In the postseason, the teams were a combined minus-3 in turnovers. They totaled 77 yards rushing, with Iowa running for 1.3 yards per carry and the Spartans at 1.1. Michigan State allowed four sacks, and Iowa gave up seven. Both teams failed to convert a third of their third-down opportunities.
Big plays doomed both teams as well. Alabama connected on a 50-yard touchdown pass. Stanford tossed a 75-yard touchdown strike on the first play from scrimmage and later scores of 31 and 42 yards. The Cardinal also returned an interception 66 yards for a touchdown.
Both teams allowed punt returns for scores. Alabama’s Cyrus Jones brought one back 57 yards, and Stanford’s Christian McCaffrey scored on a 63-yard return. McCaffrey totaled a Rose Bowl record 368 all-purpose yards. Alabama’s Calvin Ridley caught eight passes for 138 yards and two scores.
“It was one guy missed his assignment each and every play, and we didn’t execute our game plan the way we knew we could have,” Price said. “Walking away from that game, everyone says, ‘Oh, you got blown out 38-0 or whatever.’ I know we can play with Alabama. Easily. I walked away with confidence. The ball didn’t bounce our way a couple of times and it went all in their favor. down the stretch and it became a blowout at the very end.”

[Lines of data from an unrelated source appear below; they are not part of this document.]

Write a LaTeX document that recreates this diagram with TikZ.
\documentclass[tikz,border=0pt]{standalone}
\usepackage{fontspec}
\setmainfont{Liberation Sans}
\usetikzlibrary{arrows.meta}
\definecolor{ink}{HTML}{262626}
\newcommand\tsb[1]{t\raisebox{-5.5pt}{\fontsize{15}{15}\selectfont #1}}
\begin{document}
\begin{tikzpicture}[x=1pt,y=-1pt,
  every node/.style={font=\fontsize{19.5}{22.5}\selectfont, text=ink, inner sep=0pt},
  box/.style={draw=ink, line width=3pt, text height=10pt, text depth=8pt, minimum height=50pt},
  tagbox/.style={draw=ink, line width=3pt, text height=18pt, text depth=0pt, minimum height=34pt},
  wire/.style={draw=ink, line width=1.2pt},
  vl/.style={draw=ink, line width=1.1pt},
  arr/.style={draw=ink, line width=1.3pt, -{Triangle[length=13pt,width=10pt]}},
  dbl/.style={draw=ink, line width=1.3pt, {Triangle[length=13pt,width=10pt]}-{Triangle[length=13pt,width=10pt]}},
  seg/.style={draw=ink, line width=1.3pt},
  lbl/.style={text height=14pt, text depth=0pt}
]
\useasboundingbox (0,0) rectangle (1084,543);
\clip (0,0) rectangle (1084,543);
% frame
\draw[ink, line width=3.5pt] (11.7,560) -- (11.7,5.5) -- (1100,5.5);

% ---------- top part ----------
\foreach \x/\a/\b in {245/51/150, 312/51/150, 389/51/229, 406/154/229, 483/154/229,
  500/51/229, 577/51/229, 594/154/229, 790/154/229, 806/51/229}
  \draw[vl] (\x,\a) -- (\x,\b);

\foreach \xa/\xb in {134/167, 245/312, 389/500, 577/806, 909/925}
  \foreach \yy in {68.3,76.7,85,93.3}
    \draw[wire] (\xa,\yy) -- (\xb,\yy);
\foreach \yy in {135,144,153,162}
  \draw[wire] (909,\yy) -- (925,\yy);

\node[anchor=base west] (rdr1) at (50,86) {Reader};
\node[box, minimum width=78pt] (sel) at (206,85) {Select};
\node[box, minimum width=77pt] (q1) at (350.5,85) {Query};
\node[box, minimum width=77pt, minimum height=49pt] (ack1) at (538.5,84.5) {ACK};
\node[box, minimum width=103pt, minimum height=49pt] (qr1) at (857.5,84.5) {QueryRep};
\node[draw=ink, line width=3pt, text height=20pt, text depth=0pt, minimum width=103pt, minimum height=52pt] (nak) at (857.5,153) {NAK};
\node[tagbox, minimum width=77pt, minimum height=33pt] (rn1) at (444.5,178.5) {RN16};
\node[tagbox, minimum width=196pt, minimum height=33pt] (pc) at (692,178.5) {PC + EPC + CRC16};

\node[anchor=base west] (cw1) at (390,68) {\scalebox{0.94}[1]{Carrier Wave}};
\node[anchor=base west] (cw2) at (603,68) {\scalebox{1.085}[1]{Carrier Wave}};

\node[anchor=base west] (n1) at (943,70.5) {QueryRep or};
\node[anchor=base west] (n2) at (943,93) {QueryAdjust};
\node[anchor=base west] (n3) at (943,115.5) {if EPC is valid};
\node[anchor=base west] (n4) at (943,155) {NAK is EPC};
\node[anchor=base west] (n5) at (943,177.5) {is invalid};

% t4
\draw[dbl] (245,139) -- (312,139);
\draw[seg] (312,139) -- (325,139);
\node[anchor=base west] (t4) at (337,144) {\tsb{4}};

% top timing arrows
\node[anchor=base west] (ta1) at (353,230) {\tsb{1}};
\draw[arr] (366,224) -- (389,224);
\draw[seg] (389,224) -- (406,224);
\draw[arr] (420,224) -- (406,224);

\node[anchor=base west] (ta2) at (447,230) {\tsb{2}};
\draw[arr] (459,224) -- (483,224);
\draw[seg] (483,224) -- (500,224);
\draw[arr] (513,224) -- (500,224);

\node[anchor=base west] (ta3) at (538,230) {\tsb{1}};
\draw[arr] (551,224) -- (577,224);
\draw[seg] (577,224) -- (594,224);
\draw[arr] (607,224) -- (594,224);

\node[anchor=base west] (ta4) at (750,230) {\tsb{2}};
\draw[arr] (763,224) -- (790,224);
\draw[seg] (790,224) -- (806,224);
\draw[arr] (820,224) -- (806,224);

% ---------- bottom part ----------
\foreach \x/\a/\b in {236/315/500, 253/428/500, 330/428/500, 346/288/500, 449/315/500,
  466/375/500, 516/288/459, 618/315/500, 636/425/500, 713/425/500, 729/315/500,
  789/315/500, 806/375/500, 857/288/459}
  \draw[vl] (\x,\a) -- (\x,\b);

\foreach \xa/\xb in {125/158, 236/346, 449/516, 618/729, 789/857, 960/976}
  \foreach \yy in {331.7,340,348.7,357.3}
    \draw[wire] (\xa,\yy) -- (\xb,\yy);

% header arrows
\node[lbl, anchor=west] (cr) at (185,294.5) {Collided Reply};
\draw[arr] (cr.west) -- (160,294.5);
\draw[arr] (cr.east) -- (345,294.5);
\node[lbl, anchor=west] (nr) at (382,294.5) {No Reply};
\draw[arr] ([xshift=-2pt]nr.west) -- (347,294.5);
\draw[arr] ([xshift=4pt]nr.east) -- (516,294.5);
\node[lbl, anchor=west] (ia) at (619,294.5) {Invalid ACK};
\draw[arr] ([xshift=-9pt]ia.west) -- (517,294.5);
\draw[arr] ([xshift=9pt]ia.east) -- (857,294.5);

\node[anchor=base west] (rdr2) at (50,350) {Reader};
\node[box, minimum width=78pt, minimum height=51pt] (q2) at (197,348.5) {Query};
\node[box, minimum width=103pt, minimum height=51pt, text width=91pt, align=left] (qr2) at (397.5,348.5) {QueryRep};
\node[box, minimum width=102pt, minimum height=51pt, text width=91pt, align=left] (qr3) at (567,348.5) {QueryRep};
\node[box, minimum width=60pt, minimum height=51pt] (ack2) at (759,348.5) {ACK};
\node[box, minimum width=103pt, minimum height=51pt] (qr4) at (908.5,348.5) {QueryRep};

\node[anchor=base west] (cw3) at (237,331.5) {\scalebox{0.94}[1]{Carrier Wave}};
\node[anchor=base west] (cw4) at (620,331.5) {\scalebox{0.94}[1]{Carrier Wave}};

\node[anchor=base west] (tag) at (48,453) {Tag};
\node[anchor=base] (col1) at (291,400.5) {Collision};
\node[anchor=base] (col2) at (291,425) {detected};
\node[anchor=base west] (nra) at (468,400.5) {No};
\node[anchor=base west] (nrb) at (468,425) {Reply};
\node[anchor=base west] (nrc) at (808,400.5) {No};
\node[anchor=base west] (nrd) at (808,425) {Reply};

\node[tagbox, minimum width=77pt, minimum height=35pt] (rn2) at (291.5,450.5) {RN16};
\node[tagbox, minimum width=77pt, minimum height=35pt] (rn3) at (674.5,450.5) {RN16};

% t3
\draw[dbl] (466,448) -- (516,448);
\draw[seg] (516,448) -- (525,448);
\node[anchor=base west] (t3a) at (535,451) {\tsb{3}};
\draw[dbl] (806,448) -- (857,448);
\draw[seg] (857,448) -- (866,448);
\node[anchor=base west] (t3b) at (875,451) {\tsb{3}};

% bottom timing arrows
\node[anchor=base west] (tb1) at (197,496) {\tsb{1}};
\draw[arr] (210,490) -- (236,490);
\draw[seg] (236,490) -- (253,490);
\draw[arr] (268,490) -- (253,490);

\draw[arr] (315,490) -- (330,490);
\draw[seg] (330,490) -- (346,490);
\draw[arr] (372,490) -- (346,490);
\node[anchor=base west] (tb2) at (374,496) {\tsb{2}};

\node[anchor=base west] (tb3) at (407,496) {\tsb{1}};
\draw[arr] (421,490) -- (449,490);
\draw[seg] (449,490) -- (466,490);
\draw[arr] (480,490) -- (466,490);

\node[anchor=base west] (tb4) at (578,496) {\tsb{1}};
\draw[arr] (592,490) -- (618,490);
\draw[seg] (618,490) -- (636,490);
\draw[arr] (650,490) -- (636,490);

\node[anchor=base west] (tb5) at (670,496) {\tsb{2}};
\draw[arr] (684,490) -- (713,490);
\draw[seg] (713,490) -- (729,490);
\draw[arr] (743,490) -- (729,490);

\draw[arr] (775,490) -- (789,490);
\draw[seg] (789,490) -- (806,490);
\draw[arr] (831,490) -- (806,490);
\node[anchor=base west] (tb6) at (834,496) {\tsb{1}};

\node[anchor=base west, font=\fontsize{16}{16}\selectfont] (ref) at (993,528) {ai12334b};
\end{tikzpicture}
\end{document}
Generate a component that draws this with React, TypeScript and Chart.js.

The grinding Big Ten title loss and subsequent Rose Bowl disaster has Ferentz altering his team’s future bowl plans. The Hawkeyes typically travel to their destination nine days before the game. That number will shrink.
“It’s certainly given me pause to think about ... we’ve never been involved in a championship game, playing in December, and then playing in a bowl game,” Ferentz said. “So maybe we need to re-evaluate that as part of our bowl discussion. I’m not going to use that as an alibi, but the fact that maybe we need to consider a little bit more.”